The success of robotic, such as UGV systems, largely benefits from the fundamental capability of autonomously finding collision-free path(s) to commit mobile tasks in routinely rough and complicated environments. Optimization of navigation under such circumstance has long been an open problem: 1) to meet the critical requirements of this task typically including the shortest distance and smoothness and 2) more challengingly, to enable a general solution to track the optimal path in real-time outdoor applications. Aiming at the problem, this study develops a two-tier approach to navigation optimization in terms of path planning and tracking. First, a "rope'' model has been designed to mimic the deformation of a path in axial direction under external force and the fixedness of the radial plane to contain a UGV in a collision-free space. Second, a deterministic policy gradient (DPG) algorithm has been trained efficiently on abstracted structures of an arbitrarily derived "rope'' to model the controller for tracking the optimal path. The learned policy can be generalized to a variety of scenarios.
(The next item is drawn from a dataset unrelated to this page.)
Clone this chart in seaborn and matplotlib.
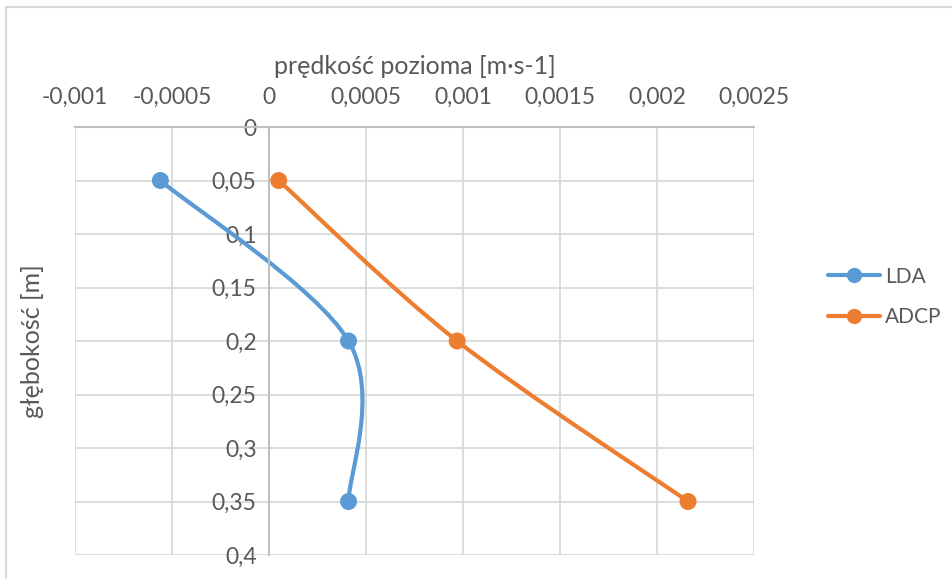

Experiments have been performed over complicated environments of different types. The results indicate that: 1) the rope model helps in minimizing distance and enhancing smoothness of the path, while guarantees the clearance; 2) the DPG can be modeled quickly (in a couple of minutes on an office desktop) and the model can apply to environments of increasing complexity under the circumstance of external disturbances without the need for tuning parameters; and 3) the DPG-based controller can autonomously adjust the UGV to follow the correct path free of risks by itself.